The failures, eccentricities and extravagances of the Prince of Wales were, in former times concealed from the public. Now they are thrown in the public's face.
The story is that Prince Charles has a luxurious life which he does little to deserve. We're invited to envy him.
My guess is that most of us will wish the couple well on their delayed wedding day, because generosity of spirit outweighs criticism at such a time.
Unfortunately that won't be the end of the matter.
Little is said about the frustration of his life. The endless decades he has to try and fill while waiting for a position he may never get, or be too old to occupy to his satisfaction.
Monarchy is a cruel system. Do many of us really envy the Prince of Wales?
Add your comments to this story using the form below:
I admire the thought that goes into the Prince of Wales' thoughts and deeds, and his consistency in expressing them and taking action to support them. I do not admire every attribute, but who amongst us is perfect, particularly when under sustained, uninvited scrutiny?
Ted, UK/Canada
I'm sorry, but with the resources available to Charles, there is no way it can possibly be difficult to "fill endless decades". With these two sentences Mr Walden paints the picture of a man locked in a cell with nothing to do but twiddle his thumbs until his mother snuffs it. Since when has having your every need catered for and being able to travel by private jet anywhere in the world been a frustrating thing to do?
David, Wales
Who cares? If being together brings them happiness then thats all that matters.
Nigel, UK
Hear, Hear!
K. Williams, Canada
I wonder how many of us would stand up to such public scrutiny of our lives. I bet you he'd gladly give up his "benefits" for a quiet happy life that so many of us take for granted.
Yvonne, England
Oh how good to read a well written and well argued piece.
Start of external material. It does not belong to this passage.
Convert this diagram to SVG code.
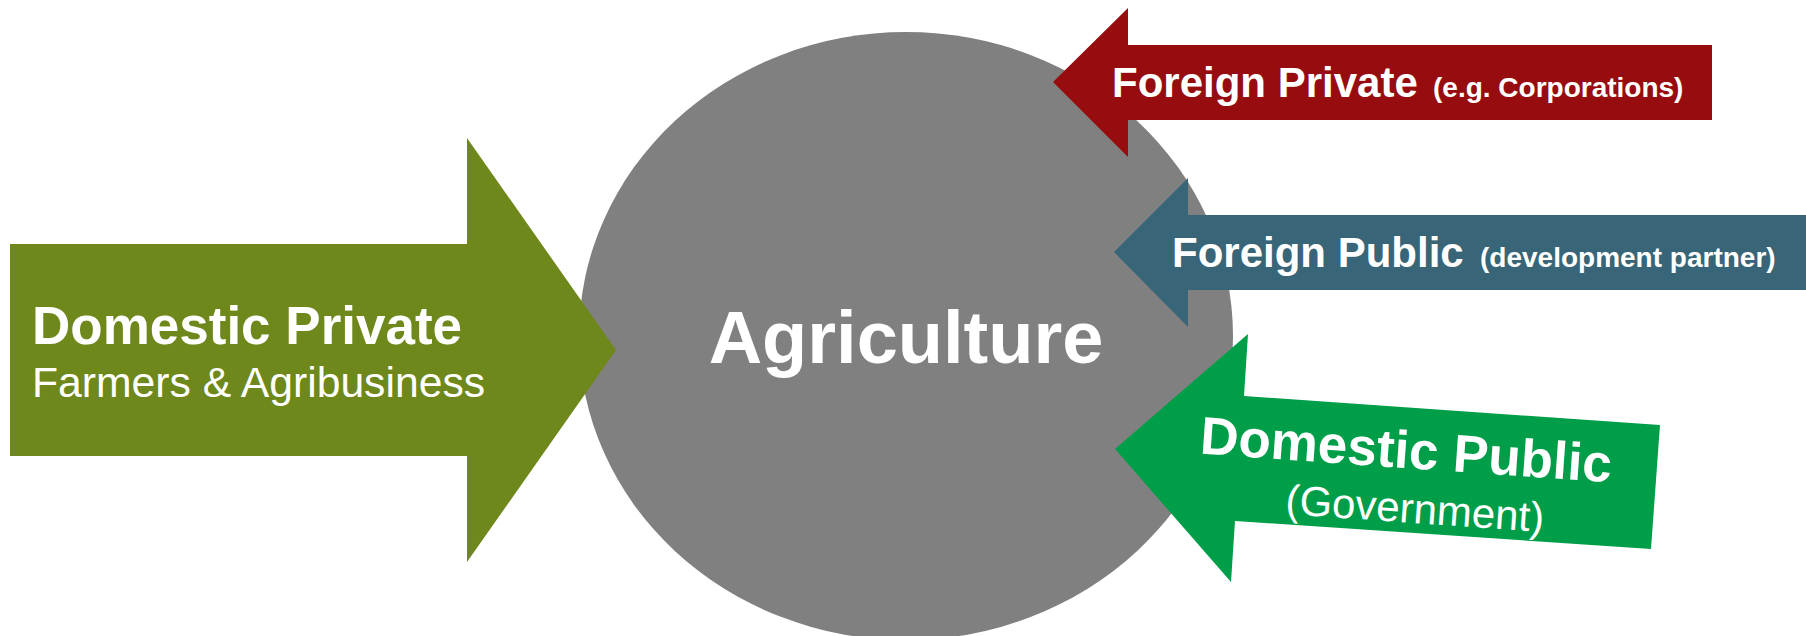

Thankyou.
I'm not sure why this country delights in destroying the good and revelling in the mediocre, but we surely do. Charles may have priviledges that most of us will never know but he's just as flawed and human as the rest of us. Let's give him credit for what he does well and forgive him for being as fallible like you and me.
David , UK
"The endless decades he has to try and fill". Oh gosh, yes that must be difficult. I too would find it tedious to keep on thinking up ways to spend all that money, without the benefit of a monotonous job and worries about how to pay the mortgage this month to make the days fly by.
Kaylie, UK
Without wishing to support the monarchy, surely it must be acknowledged that Prince Charles is in an impossible position and is a victim of an inflexible tradition that strictly circumscribes his role in public life. His frustration and "grumpiness" is surely the consequence of a lifetime of compulsory non-achievement. He has been denied the privilege that other other men of his age have - namely the satisfaction of being able to look back over 3 decades of progressive career and economic achievement. Instead he has been compelled to maintain an appearance of superficiality while his life's work and his great achievement, the Prince's Trust, now goes largely ignored and unacknowledged by the media. Compare his life with that of his riotous great great grandfather Edward VII and we see a responsible, concerned man who is as involved and as useful in society as he can be. Let's give him credit for what he has been able to do.